** start **

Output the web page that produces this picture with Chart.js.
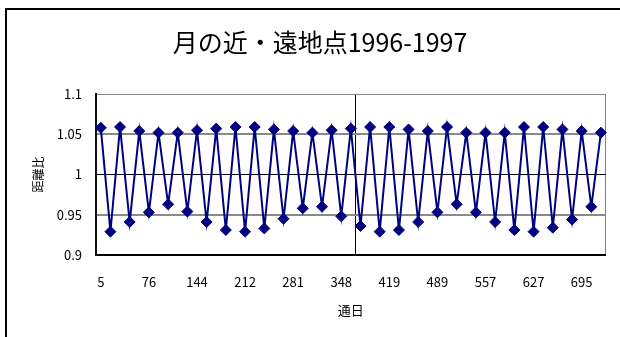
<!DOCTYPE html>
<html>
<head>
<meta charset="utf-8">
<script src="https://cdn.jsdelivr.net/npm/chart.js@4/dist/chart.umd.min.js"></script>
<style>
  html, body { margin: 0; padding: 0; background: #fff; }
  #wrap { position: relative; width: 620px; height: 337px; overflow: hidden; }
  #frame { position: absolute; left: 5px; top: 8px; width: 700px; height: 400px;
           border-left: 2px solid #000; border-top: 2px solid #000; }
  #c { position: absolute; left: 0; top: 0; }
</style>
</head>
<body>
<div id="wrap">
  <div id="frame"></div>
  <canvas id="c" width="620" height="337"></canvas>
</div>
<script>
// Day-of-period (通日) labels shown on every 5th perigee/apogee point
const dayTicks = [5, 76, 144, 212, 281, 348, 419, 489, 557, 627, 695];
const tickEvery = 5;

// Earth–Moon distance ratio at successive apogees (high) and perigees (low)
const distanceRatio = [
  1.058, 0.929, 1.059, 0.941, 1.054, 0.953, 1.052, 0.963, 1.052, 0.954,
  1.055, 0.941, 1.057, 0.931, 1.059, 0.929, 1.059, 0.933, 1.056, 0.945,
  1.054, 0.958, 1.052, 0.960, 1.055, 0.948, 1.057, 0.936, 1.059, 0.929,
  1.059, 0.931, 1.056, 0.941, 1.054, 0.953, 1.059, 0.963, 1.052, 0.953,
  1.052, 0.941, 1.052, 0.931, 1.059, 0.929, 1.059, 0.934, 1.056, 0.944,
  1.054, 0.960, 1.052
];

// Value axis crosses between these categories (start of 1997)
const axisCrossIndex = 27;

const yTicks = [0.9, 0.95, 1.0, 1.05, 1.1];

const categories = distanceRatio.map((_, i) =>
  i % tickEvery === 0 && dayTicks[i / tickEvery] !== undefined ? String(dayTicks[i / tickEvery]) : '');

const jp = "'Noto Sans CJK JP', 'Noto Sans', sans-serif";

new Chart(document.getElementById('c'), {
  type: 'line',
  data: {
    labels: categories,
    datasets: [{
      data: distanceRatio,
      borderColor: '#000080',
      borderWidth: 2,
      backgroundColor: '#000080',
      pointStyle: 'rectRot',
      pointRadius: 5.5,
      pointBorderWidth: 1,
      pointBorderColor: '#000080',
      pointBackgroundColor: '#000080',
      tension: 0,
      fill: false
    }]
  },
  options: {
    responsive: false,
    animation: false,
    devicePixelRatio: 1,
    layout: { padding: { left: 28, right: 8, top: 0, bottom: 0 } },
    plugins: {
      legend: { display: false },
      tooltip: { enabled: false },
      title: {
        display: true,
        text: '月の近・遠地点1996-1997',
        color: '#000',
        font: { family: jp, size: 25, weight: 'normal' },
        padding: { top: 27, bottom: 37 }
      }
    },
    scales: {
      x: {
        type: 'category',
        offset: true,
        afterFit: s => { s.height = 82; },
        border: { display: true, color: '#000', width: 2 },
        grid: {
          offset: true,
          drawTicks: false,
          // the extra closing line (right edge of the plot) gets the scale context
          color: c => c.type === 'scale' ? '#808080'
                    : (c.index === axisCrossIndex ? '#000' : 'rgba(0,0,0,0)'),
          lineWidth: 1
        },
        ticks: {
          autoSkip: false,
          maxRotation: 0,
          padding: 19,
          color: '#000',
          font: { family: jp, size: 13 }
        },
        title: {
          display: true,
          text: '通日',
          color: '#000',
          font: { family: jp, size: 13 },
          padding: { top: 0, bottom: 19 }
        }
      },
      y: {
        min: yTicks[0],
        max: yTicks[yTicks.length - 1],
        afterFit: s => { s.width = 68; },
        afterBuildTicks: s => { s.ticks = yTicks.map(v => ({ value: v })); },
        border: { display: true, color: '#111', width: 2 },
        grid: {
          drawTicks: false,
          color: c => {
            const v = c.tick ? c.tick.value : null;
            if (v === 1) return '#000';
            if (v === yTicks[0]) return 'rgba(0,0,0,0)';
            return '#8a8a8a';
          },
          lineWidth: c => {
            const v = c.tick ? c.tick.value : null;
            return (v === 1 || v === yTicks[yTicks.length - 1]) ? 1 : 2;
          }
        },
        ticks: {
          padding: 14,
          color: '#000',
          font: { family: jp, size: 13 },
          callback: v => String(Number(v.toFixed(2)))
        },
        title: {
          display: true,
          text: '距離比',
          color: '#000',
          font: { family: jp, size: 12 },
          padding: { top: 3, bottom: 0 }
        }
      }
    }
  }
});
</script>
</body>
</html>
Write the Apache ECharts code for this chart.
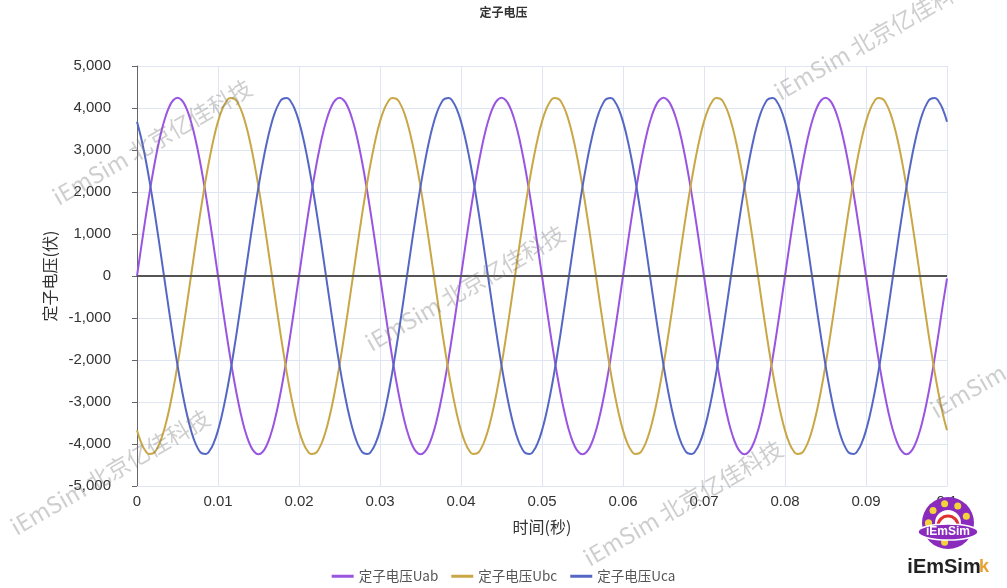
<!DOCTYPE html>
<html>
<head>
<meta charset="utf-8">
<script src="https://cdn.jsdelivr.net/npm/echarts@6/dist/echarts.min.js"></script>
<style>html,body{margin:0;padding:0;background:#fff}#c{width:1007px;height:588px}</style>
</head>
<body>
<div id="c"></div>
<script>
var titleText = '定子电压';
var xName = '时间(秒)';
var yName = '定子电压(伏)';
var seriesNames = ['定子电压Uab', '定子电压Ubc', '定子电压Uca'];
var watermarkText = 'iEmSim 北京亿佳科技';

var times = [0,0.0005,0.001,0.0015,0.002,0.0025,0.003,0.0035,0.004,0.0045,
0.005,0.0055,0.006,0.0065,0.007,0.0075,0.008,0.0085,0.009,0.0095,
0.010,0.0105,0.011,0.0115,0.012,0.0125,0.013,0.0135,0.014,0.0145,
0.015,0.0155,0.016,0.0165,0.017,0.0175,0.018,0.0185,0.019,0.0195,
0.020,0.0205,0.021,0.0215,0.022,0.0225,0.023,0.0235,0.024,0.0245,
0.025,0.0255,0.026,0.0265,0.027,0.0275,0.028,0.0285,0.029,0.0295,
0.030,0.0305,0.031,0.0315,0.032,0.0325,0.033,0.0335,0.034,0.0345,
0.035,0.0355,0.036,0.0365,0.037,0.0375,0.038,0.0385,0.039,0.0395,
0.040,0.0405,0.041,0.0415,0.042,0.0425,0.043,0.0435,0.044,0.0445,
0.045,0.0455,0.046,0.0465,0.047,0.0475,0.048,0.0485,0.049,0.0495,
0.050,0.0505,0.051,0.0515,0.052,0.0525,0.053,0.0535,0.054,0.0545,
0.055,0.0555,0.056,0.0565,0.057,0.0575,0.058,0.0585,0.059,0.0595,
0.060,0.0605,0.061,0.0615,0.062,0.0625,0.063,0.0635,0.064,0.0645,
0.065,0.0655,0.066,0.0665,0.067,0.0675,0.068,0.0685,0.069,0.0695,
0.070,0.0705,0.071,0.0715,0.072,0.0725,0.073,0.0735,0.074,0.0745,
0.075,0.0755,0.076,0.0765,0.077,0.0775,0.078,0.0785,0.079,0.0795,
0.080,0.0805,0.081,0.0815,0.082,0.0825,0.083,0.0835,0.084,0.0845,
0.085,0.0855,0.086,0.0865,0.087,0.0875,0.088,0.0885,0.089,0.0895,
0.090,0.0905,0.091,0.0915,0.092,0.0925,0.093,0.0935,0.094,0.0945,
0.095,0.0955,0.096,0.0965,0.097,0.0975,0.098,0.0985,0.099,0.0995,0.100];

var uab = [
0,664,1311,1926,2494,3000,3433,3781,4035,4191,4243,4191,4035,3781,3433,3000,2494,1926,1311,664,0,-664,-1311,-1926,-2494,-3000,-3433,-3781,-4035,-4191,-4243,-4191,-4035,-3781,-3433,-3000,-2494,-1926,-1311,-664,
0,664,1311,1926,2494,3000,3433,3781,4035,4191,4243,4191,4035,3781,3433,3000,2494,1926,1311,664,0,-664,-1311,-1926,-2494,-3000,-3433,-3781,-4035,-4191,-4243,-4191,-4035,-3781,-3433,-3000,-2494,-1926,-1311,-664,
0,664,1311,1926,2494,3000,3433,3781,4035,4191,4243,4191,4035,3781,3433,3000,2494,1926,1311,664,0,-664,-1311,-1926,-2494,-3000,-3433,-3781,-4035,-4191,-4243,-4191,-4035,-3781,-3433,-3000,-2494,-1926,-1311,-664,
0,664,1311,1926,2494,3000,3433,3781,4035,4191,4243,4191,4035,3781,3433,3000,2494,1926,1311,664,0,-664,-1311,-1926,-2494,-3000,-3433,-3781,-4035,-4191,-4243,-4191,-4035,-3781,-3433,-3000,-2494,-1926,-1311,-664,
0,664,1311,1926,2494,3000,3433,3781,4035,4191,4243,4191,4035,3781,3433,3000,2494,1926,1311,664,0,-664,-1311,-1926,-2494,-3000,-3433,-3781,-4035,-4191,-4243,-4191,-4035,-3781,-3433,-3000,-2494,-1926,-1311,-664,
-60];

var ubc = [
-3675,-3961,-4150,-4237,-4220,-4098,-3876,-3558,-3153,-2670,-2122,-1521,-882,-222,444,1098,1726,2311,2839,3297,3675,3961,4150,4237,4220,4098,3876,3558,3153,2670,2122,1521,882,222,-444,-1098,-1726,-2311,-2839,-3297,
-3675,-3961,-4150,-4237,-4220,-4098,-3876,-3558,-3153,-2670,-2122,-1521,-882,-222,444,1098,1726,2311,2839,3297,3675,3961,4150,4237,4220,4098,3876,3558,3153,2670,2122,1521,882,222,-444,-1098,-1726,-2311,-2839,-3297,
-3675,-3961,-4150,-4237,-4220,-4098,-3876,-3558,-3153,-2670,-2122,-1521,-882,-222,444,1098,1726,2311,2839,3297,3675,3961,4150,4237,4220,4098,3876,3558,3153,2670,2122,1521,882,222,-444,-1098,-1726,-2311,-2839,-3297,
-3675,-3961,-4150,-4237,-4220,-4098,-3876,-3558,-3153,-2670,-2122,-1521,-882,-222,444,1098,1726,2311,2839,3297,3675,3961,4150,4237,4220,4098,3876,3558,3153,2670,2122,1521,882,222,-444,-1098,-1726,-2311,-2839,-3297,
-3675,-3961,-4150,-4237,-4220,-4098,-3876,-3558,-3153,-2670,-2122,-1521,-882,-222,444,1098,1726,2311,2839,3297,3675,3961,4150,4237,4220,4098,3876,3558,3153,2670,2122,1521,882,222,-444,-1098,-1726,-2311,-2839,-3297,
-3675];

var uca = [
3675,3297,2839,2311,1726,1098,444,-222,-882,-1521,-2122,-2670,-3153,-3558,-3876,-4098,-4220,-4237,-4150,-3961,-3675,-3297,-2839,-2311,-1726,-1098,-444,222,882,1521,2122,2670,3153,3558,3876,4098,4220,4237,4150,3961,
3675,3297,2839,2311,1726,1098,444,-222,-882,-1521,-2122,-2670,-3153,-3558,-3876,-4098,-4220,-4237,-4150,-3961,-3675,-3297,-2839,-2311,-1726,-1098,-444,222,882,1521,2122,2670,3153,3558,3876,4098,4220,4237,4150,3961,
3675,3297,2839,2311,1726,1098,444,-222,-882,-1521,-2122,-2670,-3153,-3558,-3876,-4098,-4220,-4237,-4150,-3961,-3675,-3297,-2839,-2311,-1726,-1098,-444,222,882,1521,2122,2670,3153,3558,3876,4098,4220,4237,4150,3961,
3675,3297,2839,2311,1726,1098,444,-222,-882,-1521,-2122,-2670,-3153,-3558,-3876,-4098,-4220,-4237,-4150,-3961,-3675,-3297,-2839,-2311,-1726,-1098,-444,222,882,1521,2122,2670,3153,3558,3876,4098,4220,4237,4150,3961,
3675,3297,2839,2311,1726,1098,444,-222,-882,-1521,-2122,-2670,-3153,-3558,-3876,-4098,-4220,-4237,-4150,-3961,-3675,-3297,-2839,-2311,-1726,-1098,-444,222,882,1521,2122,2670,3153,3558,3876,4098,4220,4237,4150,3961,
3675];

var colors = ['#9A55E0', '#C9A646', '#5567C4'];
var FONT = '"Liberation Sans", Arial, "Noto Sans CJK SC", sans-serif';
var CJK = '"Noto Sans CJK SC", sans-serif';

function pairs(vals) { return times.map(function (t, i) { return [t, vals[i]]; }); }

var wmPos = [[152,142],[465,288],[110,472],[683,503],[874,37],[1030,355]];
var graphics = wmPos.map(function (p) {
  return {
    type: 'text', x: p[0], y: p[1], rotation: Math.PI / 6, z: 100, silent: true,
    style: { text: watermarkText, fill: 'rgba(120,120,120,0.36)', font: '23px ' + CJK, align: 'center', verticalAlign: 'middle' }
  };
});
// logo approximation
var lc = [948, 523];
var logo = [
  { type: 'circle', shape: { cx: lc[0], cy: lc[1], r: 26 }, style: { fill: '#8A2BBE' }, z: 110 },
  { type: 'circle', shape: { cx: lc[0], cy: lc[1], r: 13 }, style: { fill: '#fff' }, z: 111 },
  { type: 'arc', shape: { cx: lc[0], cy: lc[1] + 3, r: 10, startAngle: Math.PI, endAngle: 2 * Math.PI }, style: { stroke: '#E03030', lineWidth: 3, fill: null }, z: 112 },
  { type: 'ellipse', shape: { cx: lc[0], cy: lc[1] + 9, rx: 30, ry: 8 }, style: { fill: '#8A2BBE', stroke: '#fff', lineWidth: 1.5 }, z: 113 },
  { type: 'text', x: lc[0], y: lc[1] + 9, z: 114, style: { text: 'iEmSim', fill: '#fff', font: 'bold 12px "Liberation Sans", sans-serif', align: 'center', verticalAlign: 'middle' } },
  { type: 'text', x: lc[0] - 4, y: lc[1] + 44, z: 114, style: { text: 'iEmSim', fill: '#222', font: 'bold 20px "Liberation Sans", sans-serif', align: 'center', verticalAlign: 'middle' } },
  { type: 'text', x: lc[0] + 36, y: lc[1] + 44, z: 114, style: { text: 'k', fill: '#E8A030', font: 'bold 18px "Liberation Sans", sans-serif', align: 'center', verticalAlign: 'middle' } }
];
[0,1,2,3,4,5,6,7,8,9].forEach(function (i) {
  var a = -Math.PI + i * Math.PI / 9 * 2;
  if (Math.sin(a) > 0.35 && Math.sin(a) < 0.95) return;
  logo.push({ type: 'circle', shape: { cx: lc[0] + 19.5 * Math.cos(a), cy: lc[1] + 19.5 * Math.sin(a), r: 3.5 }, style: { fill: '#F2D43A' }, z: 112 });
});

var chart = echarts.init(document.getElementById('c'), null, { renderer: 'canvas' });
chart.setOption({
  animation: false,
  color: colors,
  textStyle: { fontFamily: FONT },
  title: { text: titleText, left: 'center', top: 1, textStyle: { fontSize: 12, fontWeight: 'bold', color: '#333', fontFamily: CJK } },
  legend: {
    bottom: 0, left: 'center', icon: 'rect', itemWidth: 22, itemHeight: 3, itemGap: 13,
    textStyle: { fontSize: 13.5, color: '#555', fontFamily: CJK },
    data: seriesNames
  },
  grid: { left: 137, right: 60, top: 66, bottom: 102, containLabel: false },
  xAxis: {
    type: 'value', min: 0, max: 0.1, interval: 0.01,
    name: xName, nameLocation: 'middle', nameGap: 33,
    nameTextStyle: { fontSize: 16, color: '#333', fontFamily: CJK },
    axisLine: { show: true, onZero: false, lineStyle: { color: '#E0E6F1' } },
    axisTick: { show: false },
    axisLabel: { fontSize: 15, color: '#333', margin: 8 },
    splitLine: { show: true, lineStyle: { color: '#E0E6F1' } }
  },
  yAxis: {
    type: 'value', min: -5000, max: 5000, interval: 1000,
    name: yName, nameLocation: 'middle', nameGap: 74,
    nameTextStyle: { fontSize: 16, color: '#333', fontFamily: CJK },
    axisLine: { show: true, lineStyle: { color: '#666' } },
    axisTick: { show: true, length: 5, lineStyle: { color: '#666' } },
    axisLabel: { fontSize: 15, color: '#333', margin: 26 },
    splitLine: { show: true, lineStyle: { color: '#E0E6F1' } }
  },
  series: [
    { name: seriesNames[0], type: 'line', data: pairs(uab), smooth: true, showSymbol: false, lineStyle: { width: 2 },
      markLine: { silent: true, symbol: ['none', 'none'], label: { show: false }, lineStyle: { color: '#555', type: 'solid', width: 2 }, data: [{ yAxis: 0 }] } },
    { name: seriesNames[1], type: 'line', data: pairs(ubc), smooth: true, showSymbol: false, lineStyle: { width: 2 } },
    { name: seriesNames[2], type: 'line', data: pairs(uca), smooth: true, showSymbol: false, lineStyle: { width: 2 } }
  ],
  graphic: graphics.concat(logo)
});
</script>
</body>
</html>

** end **

Work to complete
Starting at the top of the listing above, reproduce each line up to and including the one with "CJK JP', 'Noto"; omit the pictures.

Final result
Output the web page that produces this picture with Chart.js.
<!DOCTYPE html>
<html>
<head>
<meta charset="utf-8">
<script src="https://cdn.jsdelivr.net/npm/chart.js@4/dist/chart.umd.min.js"></script>
<style>
  html, body { margin: 0; padding: 0; background: #fff; }
  #wrap { position: relative; width: 620px; height: 337px; overflow: hidden; }
  #frame { position: absolute; left: 5px; top: 8px; width: 700px; height: 400px;
           border-left: 2px solid #000; border-top: 2px solid #000; }
  #c { position: absolute; left: 0; top: 0; }
</style>
</head>
<body>
<div id="wrap">
  <div id="frame"></div>
  <canvas id="c" width="620" height="337"></canvas>
</div>
<script>
// Day-of-period (通日) labels shown on every 5th perigee/apogee point
const dayTicks = [5, 76, 144, 212, 281, 348, 419, 489, 557, 627, 695];
const tickEvery = 5;

// Earth–Moon distance ratio at successive apogees (high) and perigees (low)
const distanceRatio = [
  1.058, 0.929, 1.059, 0.941, 1.054, 0.953, 1.052, 0.963, 1.052, 0.954,
  1.055, 0.941, 1.057, 0.931, 1.059, 0.929, 1.059, 0.933, 1.056, 0.945,
  1.054, 0.958, 1.052, 0.960, 1.055, 0.948, 1.057, 0.936, 1.059, 0.929,
  1.059, 0.931, 1.056, 0.941, 1.054, 0.953, 1.059, 0.963, 1.052, 0.953,
  1.052, 0.941, 1.052, 0.931, 1.059, 0.929, 1.059, 0.934, 1.056, 0.944,
  1.054, 0.960, 1.052
];

// Value axis crosses between these categories (start of 1997)
const axisCrossIndex = 27;

const yTicks = [0.9, 0.95, 1.0, 1.05, 1.1];

const categories = distanceRatio.map((_, i) =>
  i % tickEvery === 0 && dayTicks[i / tickEvery] !== undefined ? String(dayTicks[i / tickEvery]) : '');

const jp = "'Noto Sans CJK JP', 'Noto Sans', sans-serif";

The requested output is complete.